An arbitration tribunal of the World Bank's International Center for Settlement of Investment Disputes (ICSID) has ruled against the Islamic Republic of Pakistan in relation to the unlawful denial of a mining lease for the Reko Diq project in 2011, Chilean mining company Antofagasta plc announced on Tuesday.
The arbitration claim had been submitted in 2012 by the Tethyan Copper Company Pty Ltd (TCC), a joint venture between Antofagasta and Canada's Barrick Gold Corporation.
"Yesterday's decision by the ICSID tribunal rejected Pakistan's final defence against liability and confirmed that Pakistan had violated several provisions of its bilateral investment treaty with Australia, where TCC is incorporated," a press release issued by the company said.
The claim could not be verified with Pakistan's legal representatives in the case.
The tribunal is presided over by Klaus Sachs from Germany. The arbitrators are Stanimir A. Alexandrov from Bulgaria, appointed by TCC, and Leonard Hoffman from England, appointed by Pakistan.
From March 22, the tribunal will start assessing the damages that are to be paid by Pakistan to TCC. The tribunal will consider both parties' claims to determine the amount that Pakistan must pay.
A ruling on the amount of damages to be paid is expected in 2018, the company said.

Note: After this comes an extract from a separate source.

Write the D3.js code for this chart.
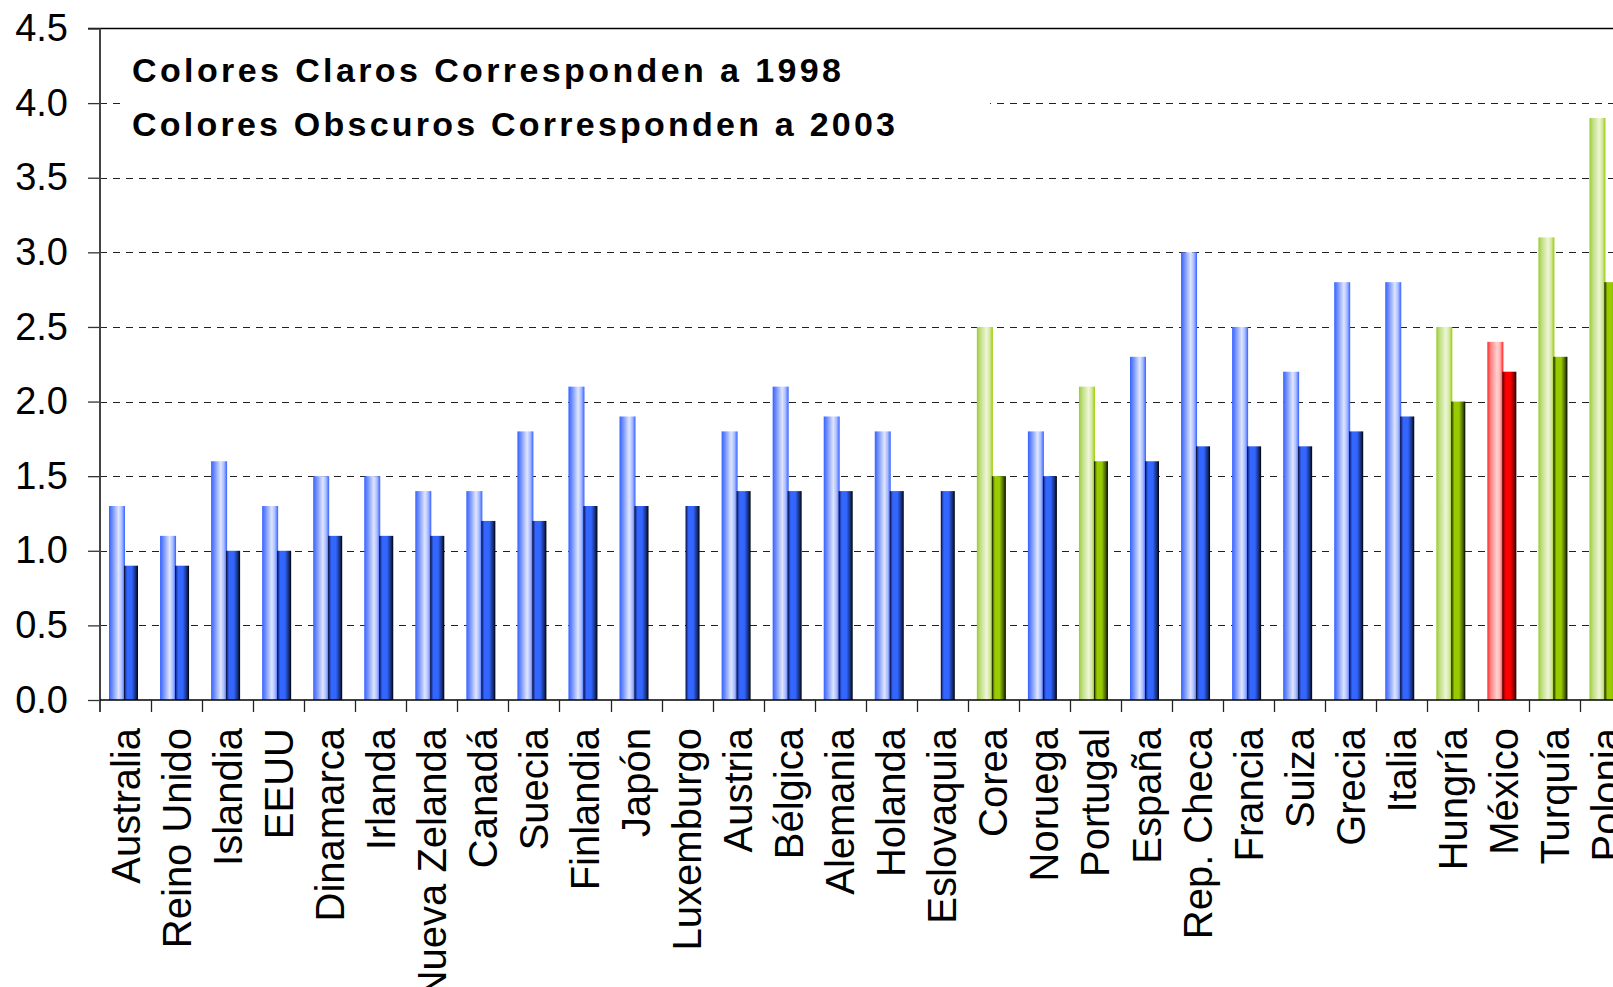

"We are pleased with this decision and now the damages phase of the arbitration can begin. We expect that, at the conclusion of this phase, Tethyan will receive an award entitling it to the fair market value of the project at the time that the mining lease application was denied," Antofagasta's chief executive officer, Iván Arriagada, said.
Mired in legal issues
The government of Balochistan had in 2011 refused to grant a mining licence to TCC for the Reko Diq gold-cum-copper project.
“Yes, the Balochistan government has rejected the application of TCC for a mining licence,” the then chief secretary of Balochistan, Mir Ahmed Bakhsh Lehri, had said in Nov 2011.
The project's feasibility report, submitted by TCC on Feb 15 the same year, had also been rejected.
“The feasibility report was found unsatisfactory by experts,” Lehri had said.
He alleged that the company had not mentioned anything in its report about the processing of gold and copper, which was the main concern of the Balochistan government.
The provincial government, he said, had already announced a decision to install its own refinery for the processing of gold and copper and allocated substantial funds for it.
“TCC can go to court against the decision,” the chief secretary had added.
"It's been difficult to define what their actual issues were," Tim Livesey, then CEO of TCC, had told Reuters in 2012 in an exclusive interview. "We went back to them for clarification, as many of their issues are not covered in the Balochistan Mining Regulations."
A local government official, who requested anonymity, said at the time that TCC took 'too long' to complete its feasibility study and that it was "cheating" Balochistan by under-valuing the worth of the copper and gold.
Agreement 'null and void'
The Supreme Court had in January 2013 declared the Reko Diq agreement void and in conflict with the country's laws.
The Supreme Court had been hearing a case constituting identical petitions filed against the federal government’s decision to lease out gold and copper mines in Reko Diq in Balochistan’s Chagai district to TCC.
In its ruling, a three-judge bench of the apex court, headed by then chief justice Iftikhar Muhammad Chaudhry, had stated that the Chagai Hills Exploration Joint Venture Agreement — signed between the Balochistan government and Australian mining company BHP in 1993 — was in conflict with the laws of the country.
BHP had later sold its stakes to the then unknown TCC, which ran the mine till the case started in 2008.
The bench added that all amendments made to the agreement after its signing were unlawful and in contradiction with the agreement.
It further stated that TCC no longer had any rights in relation to the Reko Diq agreement.
As litigation continued, TCC approached the International Centre for Settlement of Investment Disputes (ICSID), initially citing breach of contract.
However, the ICSID had initially denied its contention of mine ownership.
The company then argued for loss of investments amounting to $400 million and appeared to have presented a case for a favourable verdict.
However, it had also appeared willing to reach a compromise if allowed to maintain a stake in the lucrative venture.